Structured Query Language (SQL) is the backbone of data manipulation and retrieval in most Business Intelligence (BI) environments. While basic SQL skills enable data querying, solving real-world BI problems often requires complex SQL queries that involve multiple tables, advanced functions, and nested logic. Equally important is query optimization to ensure these complex queries return results quickly and efficiently, especially when working with large datasets.
Complex SQL queries are designed to extract meaningful insights from relational databases by combining data from various sources and performing multi-step calculations. Key techniques include:
1. Joins and Subqueries
Multiple Table Joins: Inner, Outer (Left, Right, Full), Cross Joins help combine data across large schemas.
Subqueries: Nested queries that can be placed in SELECT, FROM, WHERE, or HAVING clauses to filter or aggregate data dynamically.
Correlated Subqueries: Subqueries that reference columns from outer query rows, used for row-wise filtering or calculations.
Example: Fetching customers with orders exceeding the average order value.
2. Window Functions
Window functions (e.g., ROW_NUMBER(), RANK(), LAG(), LEAD()) allow computations across partitions of data without collapsing rows, enabling complex ranking, running totals, and moving averages. They offer powerful, efficient alternatives to self-joins or correlated subqueries.
3. Common Table Expressions (CTEs) and Recursive Queries
CTEs: Temporary named result sets that improve query readability and reuse, often replacing subqueries.
Recursive Queries: CTEs that reference themselves to handle hierarchical or graph-structured data, such as organizational charts or bill of materials.
4. Aggregations and Grouping Sets: Advanced aggregation techniques involve GROUP BY with GROUPING SETS, ROLLUP, and CUBE to create multi-dimensional summaries in a single query, reducing the need for multiple queries and improving efficiency.

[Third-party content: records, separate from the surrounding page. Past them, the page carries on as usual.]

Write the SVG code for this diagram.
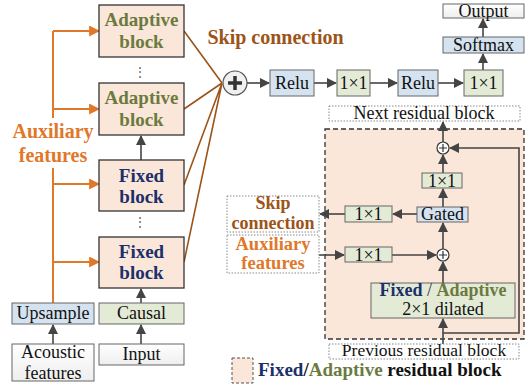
<svg xmlns="http://www.w3.org/2000/svg" width="532" height="385" viewBox="0 0 532 385" font-family="'Liberation Serif', 'DejaVu Serif', serif">
<defs>
<marker id="ah" viewBox="0 0 10 10" refX="9" refY="5" markerWidth="10" markerHeight="10" markerUnits="userSpaceOnUse" orient="auto"><path d="M0,0 L10,5 L0,10 z" fill="#444"/></marker>
<marker id="ao" viewBox="0 0 10 10" refX="9" refY="5" markerWidth="11" markerHeight="11" markerUnits="userSpaceOnUse" orient="auto"><path d="M0,0 L10,5 L0,10 z" fill="#E0782A"/></marker>
<linearGradient id="gw" x1="0" y1="0" x2="0" y2="1"><stop offset="0" stop-color="#ffffff"/><stop offset="1" stop-color="#eeeeee"/></linearGradient>
</defs>
<style>
text, tspan { font-family: 'Liberation Serif', 'DejaVu Serif', serif; }
text { text-anchor: middle; }
.blk{fill:#FBE7D9;stroke:#333;stroke-width:1.3}
.blue{fill:#D5E3F0;stroke:#666;stroke-width:1}
.green{fill:#E3EAD5;stroke:#666;stroke-width:1}
.white{fill:url(#gw);stroke:#666;stroke-width:1}
.dot{fill:#fff;stroke:#888;stroke-width:1;stroke-dasharray:1.5 1.5}
.ln{stroke:#444;stroke-width:1.6;fill:none}
.or{stroke:#E0782A;stroke-width:2;fill:none}
.fan{stroke:#9C5418;stroke-width:1.6;fill:none}
.t{font-size:18px;fill:#111}
.bt{font-size:19px;font-weight:bold}
.ad{fill:#6B7A3F}
.fx{fill:#1B2F6B}
.orange{fill:#E0782A}
.brown{fill:#9C5418}
</style>

<g id="region">
<rect x="325" y="129" width="199" height="210" fill="#FBE7D9" stroke="#333" stroke-width="1.3" stroke-dasharray="5 3"/>
</g>

<g id="connectors">
<path class="or" d="M53,303 V168 M53,118 V31"/>
<path class="or" d="M53,31 H99" marker-end="url(#ao)"/>
<path class="or" d="M53,109 H99" marker-end="url(#ao)"/>
<path class="or" d="M53,184 H99" marker-end="url(#ao)"/>
<path class="or" d="M53,262 H99" marker-end="url(#ao)"/>
<path class="fan" d="M184,31 L222,83 M184,109 L222,83 M184,185 L222,83 M184,262 L222,83"/>
<path class="ln" d="M141,160 V136" marker-end="url(#ah)"/>
<path class="ln" d="M141,303 V289" marker-end="url(#ah)"/>
<path class="ln" d="M141,344 V325" marker-end="url(#ah)"/>
<path class="ln" d="M53,344 V325" marker-end="url(#ah)"/>
<path class="ln" d="M247,83 H269" marker-end="url(#ah)"/>
<path class="ln" d="M314,83 H336" marker-end="url(#ah)"/>
<path class="ln" d="M370,83 H397" marker-end="url(#ah)"/>
<path class="ln" d="M438,83 H463" marker-end="url(#ah)"/>
<path class="ln" d="M483,70 V54" marker-end="url(#ah)"/>
<path class="ln" d="M483,37 V19" marker-end="url(#ah)"/>
<path class="ln" d="M443,142 V122" marker-end="url(#ah)"/>
<path class="ln" d="M443,173 V155" marker-end="url(#ah)"/>
<path class="ln" d="M443,207 V189" marker-end="url(#ah)"/>
<path class="ln" d="M443,249 V223" marker-end="url(#ah)"/>
<path class="ln" d="M443,283 V262" marker-end="url(#ah)"/>
<path class="ln" d="M443,344 V319" marker-end="url(#ah)"/>
<path class="ln" d="M443,333 H519 V148 H450" marker-end="url(#ah)"/>
<path class="ln" d="M417,214 H393" marker-end="url(#ah)"/>
<path class="ln" d="M345,214 H320" marker-end="url(#ah)"/>
<path class="ln" d="M319,255 H344" marker-end="url(#ah)"/>
<path class="ln" d="M392,255 H436" marker-end="url(#ah)"/>
</g>

<g id="adaptive1"><rect class="blk" x="99" y="5" width="85" height="52"/><text class="bt ad" x="141.5" y="26">Adaptive</text><text class="bt ad" x="141.5" y="48">block</text></g>
<g id="vdots1"><text x="140" y="76" style="font-size:12px;fill:#555">⋮</text></g>
<g id="adaptive2"><rect class="blk" x="99" y="83" width="85" height="52"/><text class="bt ad" x="141.5" y="104">Adaptive</text><text class="bt ad" x="141.5" y="126">block</text></g>
<g id="fixed1"><rect class="blk" x="99" y="160" width="85" height="51"/><text class="bt fx" x="141.5" y="182">Fixed</text><text class="bt fx" x="141.5" y="203">block</text></g>
<g id="vdots2"><text x="140" y="226" style="font-size:12px;fill:#555">⋮</text></g>
<g id="fixed2"><rect class="blk" x="99" y="237" width="85" height="51"/><text class="bt fx" x="141.5" y="258">Fixed</text><text class="bt fx" x="141.5" y="279">block</text></g>
<g id="upsample"><rect class="blue" x="12" y="303" width="82" height="21"/><text class="t" x="53" y="319">Upsample</text></g>
<g id="causal"><rect class="green" x="99" y="303" width="85" height="21"/><text class="t" x="141.5" y="319">Causal</text></g>
<g id="acoustic"><rect class="white" x="12" y="344" width="82" height="37"/><text class="t" x="53" y="358">Acoustic</text><text class="t" x="53" y="379">features</text></g>
<g id="input"><rect class="white" x="99" y="344" width="85" height="21"/><text class="t" x="141.5" y="360">Input</text></g>
<g id="aux-label"><text class="bt orange" x="53" y="138" style="font-size:20px">Auxiliary</text><text class="bt orange" x="53" y="162" style="font-size:20px">features</text></g>
<g id="skip-label"><text class="bt brown" x="275.5" y="44" style="font-size:20px">Skip connection</text></g>

<g id="sum-main"><circle cx="235" cy="83" r="12" fill="#f0f0f0" stroke="#555" stroke-width="1.2"/><path d="M228,83 H242 M235,76 V90" stroke="#333" stroke-width="3.5"/></g>
<g id="relu1"><rect class="blue" x="270" y="70" width="44" height="26"/><text class="t" x="292" y="89">Relu</text></g>
<g id="conv1"><rect class="green" x="337" y="70" width="33" height="26"/><text class="t" x="353.5" y="89">1×1</text></g>
<g id="relu2"><rect class="blue" x="398" y="70" width="40" height="26"/><text class="t" x="418" y="89">Relu</text></g>
<g id="conv2"><rect class="green" x="464" y="70" width="39" height="26"/><text class="t" x="483.5" y="89">1×1</text></g>
<g id="softmax"><rect class="blue" x="443" y="37" width="81" height="16"/><text class="t" x="483.5" y="51">Softmax</text></g>
<g id="output"><rect class="white" x="443" y="4" width="81" height="14"/><text class="t" x="483.5" y="17">Output</text></g>

<g id="next"><rect class="dot" x="329" y="106" width="191" height="15"/><text class="t" x="424" y="119">Next residual block</text></g>
<g id="sum-top"><circle cx="443" cy="148" r="6" fill="#fff" stroke="#333" stroke-width="1.2"/><path d="M439,148 H447 M443,144 V152" stroke="#333" stroke-width="1.2"/></g>
<g id="conv-res"><rect class="green" x="422" y="173" width="40" height="15"/><text class="t" x="442" y="187">1×1</text></g>
<g id="gated"><rect class="blue" x="417" y="207" width="51" height="15"/><text class="t" x="442.5" y="220">Gated</text></g>
<g id="conv-skip"><rect class="green" x="345" y="206" width="47" height="16"/><text class="t" x="368.5" y="220">1×1</text></g>
<g id="skip-box"><rect class="dot" x="227" y="196" width="92" height="36"/><text class="bt brown" x="273" y="209" style="font-size:18px">Skip</text><text class="bt brown" x="273" y="229" style="font-size:18px">connection</text></g>
<g id="aux-box"><rect class="dot" x="227" y="235" width="92" height="38"/><text class="bt orange" x="273" y="250" style="font-size:18.5px">Auxiliary</text><text class="bt orange" x="273" y="269" style="font-size:18.5px">features</text></g>
<g id="conv-aux"><rect class="green" x="345" y="247" width="47" height="15"/><text class="t" x="368.5" y="261">1×1</text></g>
<g id="sum-bot"><circle cx="443" cy="255" r="6" fill="#fff" stroke="#333" stroke-width="1.2"/><path d="M439,255 H447 M443,251 V259" stroke="#333" stroke-width="1.2"/></g>
<g id="dilated"><rect class="green" x="371" y="283" width="144" height="35"/><text x="443" y="296" style="font-size:18px"><tspan class="fx" font-weight="bold">Fixed</tspan><tspan fill="#333"> / </tspan><tspan class="ad" font-weight="bold">Adaptive</tspan></text><text class="t" x="443" y="315">2×1 dilated</text></g>
<g id="prev"><rect class="dot" x="329" y="344" width="190" height="15"/><text class="t" x="424" y="356" style="font-size:17.5px">Previous residual block</text></g>
<g id="legend"><rect x="232" y="358" width="21" height="25" fill="#FBE7D9" stroke="#555" stroke-width="1" stroke-dasharray="3 2"/><text x="258" y="376" style="font-size:19px;font-weight:bold;text-anchor:start"><tspan class="fx">Fixed</tspan><tspan fill="#111">/</tspan><tspan class="ad">Adaptive</tspan><tspan fill="#111"> residual block</tspan></text></g>
</svg>
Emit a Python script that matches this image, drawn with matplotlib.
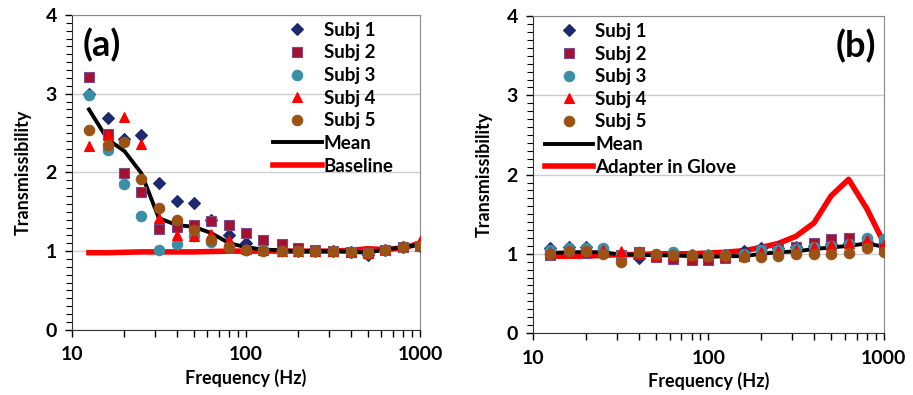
import numpy as np
import matplotlib.pyplot as plt
from matplotlib.ticker import MultipleLocator, FixedLocator, NullFormatter

plt.rcParams['font.family'] = ['Lato', 'DejaVu Sans']
plt.rcParams['font.weight'] = 'bold'

freq = [12.5, 16, 20, 25, 31.5, 40, 50, 63, 80, 100, 125, 160, 200, 250, 315, 400, 500, 630, 800, 1000]

# panel (a)
a_subj1 = [3.00, 2.69, 2.42, 2.48, 1.87, 1.64, 1.61, 1.40, 1.21, 1.10, 1.03, 1.01, 1.00, 1.00, 1.00, 0.99, 0.95, 1.02, 1.05, 1.07]
a_subj2 = [3.21, 2.49, 1.99, 1.75, 1.28, 1.31, 1.33, 1.38, 1.33, 1.23, 1.14, 1.09, 1.04, 1.01, 1.00, 0.99, 0.98, 1.02, 1.05, 1.07]
a_subj3 = [2.99, 2.29, 1.85, 1.44, 1.02, 1.09, 1.19, 1.12, 1.05, 1.02, 1.01, 1.00, 1.00, 1.00, 1.00, 0.99, 0.98, 1.02, 1.05, 1.06]
a_subj4 = [2.33, 2.48, 2.70, 2.36, 1.42, 1.21, 1.19, 1.22, 1.14, 1.03, 1.01, 1.00, 1.00, 1.00, 1.00, 0.99, 0.98, 1.03, 1.06, 1.13]
a_subj5 = [2.54, 2.35, 2.39, 1.92, 1.55, 1.39, 1.27, 1.14, 1.05, 1.02, 1.00, 1.00, 1.00, 1.00, 1.00, 0.99, 0.98, 1.02, 1.05, 1.07]
a_mean = [2.80, 2.42, 2.27, 1.99, 1.42, 1.33, 1.31, 1.23, 1.10, 1.05, 1.02, 1.01, 1.00, 1.00, 1.00, 0.99, 0.98, 1.02, 1.05, 1.08]
a_base = [0.98, 0.98, 0.985, 0.99, 0.99, 0.99, 0.99, 0.995, 1.00, 1.00, 1.00, 1.00, 1.00, 1.00, 1.00, 1.01, 1.03, 1.02, 1.04, 1.10]

# panel (b)
b_subj1 = [1.07, 1.09, 1.09, 1.04, 0.98, 0.95, 0.98, 0.99, 0.98, 0.98, 0.99, 1.03, 1.07, 1.07, 1.08, 1.10, 1.12, 1.14, 1.15, 1.12]
b_subj2 = [0.99, 1.03, 1.01, 1.02, 0.98, 1.02, 0.96, 0.94, 0.92, 0.92, 0.95, 0.97, 1.05, 1.07, 1.08, 1.13, 1.19, 1.20, 1.15, 1.12]
b_subj3 = [1.05, 1.07, 1.07, 1.07, 0.99, 1.00, 0.99, 1.02, 0.98, 0.98, 0.98, 1.00, 1.05, 1.05, 1.06, 1.09, 1.10, 1.12, 1.20, 1.19]
b_subj4 = [1.02, 1.04, 1.03, 1.05, 1.04, 1.00, 0.99, 0.98, 0.97, 0.97, 0.98, 0.99, 1.02, 1.04, 1.05, 1.08, 1.11, 1.13, 1.18, 1.11]
b_subj5 = [1.00, 1.03, 1.03, 1.00, 0.90, 1.02, 1.00, 0.99, 0.98, 0.97, 0.97, 0.96, 0.96, 0.97, 1.00, 1.00, 1.00, 1.01, 1.07, 1.02]
b_mean = [1.01, 1.02, 1.02, 1.02, 0.99, 0.99, 0.98, 0.98, 0.97, 0.96, 0.97, 0.97, 1.00, 1.02, 1.03, 1.06, 1.08, 1.10, 1.13, 1.09]
b_glove = [0.97, 0.97, 0.97, 0.98, 0.99, 0.99, 1.00, 1.00, 1.00, 1.01, 1.02, 1.04, 1.08, 1.13, 1.22, 1.39, 1.73, 1.94, 1.57, 1.14]

markers = [('D', '#1c2a6e', 6), ('s', '#a4122f', 7), ('o', '#3a8ea6', 7.5), ('^', '#ff0000', 7.5), ('o', '#9c5214', 7.5)]


def draw(ax, subjs, mean, ref, ref_label, tag, tag_x, legend_anchor):
    for i, (vals, (m, c, ms)) in enumerate(zip(subjs, markers)):
        ax.plot(freq, vals, linestyle='none', marker=m, color=c, markersize=ms,
                markeredgecolor='#7a4a8a' if m == 's' else c, markeredgewidth=0.8,
                label='Subj %d' % (i + 1), zorder=4)
    ax.plot(freq, mean, color='black', lw=2.8, label='Mean', zorder=3)
    ax.plot(freq, ref, color='#ff0000', lw=4, label=ref_label, zorder=2)

    ax.set_xscale('log')
    ax.set_xlim(10, 1000)
    ax.set_ylim(0, 4)
    ax.yaxis.set_major_locator(MultipleLocator(1))
    ax.yaxis.set_minor_locator(MultipleLocator(0.1))
    ax.xaxis.set_major_locator(FixedLocator([10, 100, 1000]))
    ax.xaxis.set_major_formatter(plt.FuncFormatter(lambda v, p: '%d' % v))
    ax.xaxis.set_minor_locator(FixedLocator([20, 30, 40, 50, 60, 70, 80, 90, 200, 300, 400, 500, 600, 700, 800, 900]))
    ax.xaxis.set_minor_formatter(NullFormatter())
    ax.tick_params(axis='both', which='major', labelsize=14, length=5, width=1)
    ax.tick_params(axis='y', which='major', pad=6)
    ax.tick_params(axis='x', which='major', pad=7)
    ax.tick_params(axis='y', which='minor', length=4, width=0.8)
    ax.tick_params(axis='x', which='minor', length=5, width=1)
    ax.grid(axis='y', which='major', color='#cccccc', lw=1)
    ax.set_axisbelow(True)
    for s in ['top', 'right']:
        ax.spines[s].set_color('#888888')
    ax.spines['left'].set_color('#333333')
    ax.spines['bottom'].set_color('#333333')
    ax.set_xlabel('Frequency (Hz)', fontsize=13, fontweight='bold', labelpad=4)
    ax.text(tag_x, 0.905, tag, transform=ax.transAxes, fontsize=26, fontweight='bold',
            ha='center', va='center')
    ax.legend(loc='upper left', bbox_to_anchor=legend_anchor, frameon=False,
              handlelength=2.6, handletextpad=0.1, labelspacing=0.3, borderpad=0.2,
              prop={'weight': 'bold', 'size': 13.5})


fig = plt.figure(figsize=(9.13, 3.95), dpi=100)
ax1 = fig.add_axes([0.079, 0.165, 0.381, 0.797])
ax2 = fig.add_axes([0.584, 0.157, 0.384, 0.802])

draw(ax1, [a_subj1, a_subj2, a_subj3, a_subj4, a_subj5], a_mean, a_base, 'Baseline',
     '(a)', 0.085, (0.54, 1.02))
draw(ax2, [b_subj1, b_subj2, b_subj3, b_subj4, b_subj5], b_mean, b_glove, 'Adapter in Glove',
     '(b)', 0.92, (-0.005, 1.02))

ax1.set_ylabel('Transmissibility', fontsize=13, fontweight='bold', labelpad=10)
ax2.set_ylabel('Transmissibility', fontsize=13, fontweight='bold', labelpad=10)

fig.savefig('out.png', dpi=100)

5. Set Operations and Conditional Logic
UNION, INTERSECT, EXCEPT combine and compare datasets.
CASE statements and COALESCE provide flexible conditional logic for dynamic categorization and null handling.
SQL Query Optimization Techniques
Optimizing SQL queries reduces execution time, resource consumption, and improves user experience in BI reporting. Key strategies include:
1. Indexing
Use appropriate indexes (B-tree, bitmap, full-text) on columns frequently queried or joined to speed data access.
Avoid over-indexing, which can slow down write operations.
Evaluate index usage with execution plans.
2. Query Refactoring
Replace correlated subqueries with joins or window functions when possible.
Simplify complex expressions and remove unnecessary columns from SELECT clauses.
Use EXISTS instead of IN for subquery existence checks.
3. Partitioning and Parallelism
Partition large tables by key columns (e.g., date, region) to limit data scans during queries.
Leverage database parallel processing features to distribute workload.
4. Execution Plan Analysis
Analyze query execution plans to identify bottlenecks such as full table scans, costly joins, or sorts.
Use query hints and optimizer directives cautiously to guide execution plans.
5. Temporary Tables and Materialized Views
Use temporary tables to break complex queries into simpler parts, storing intermediate results.
Materialized views pre-aggregate or pre-join data to speed repetitive queries.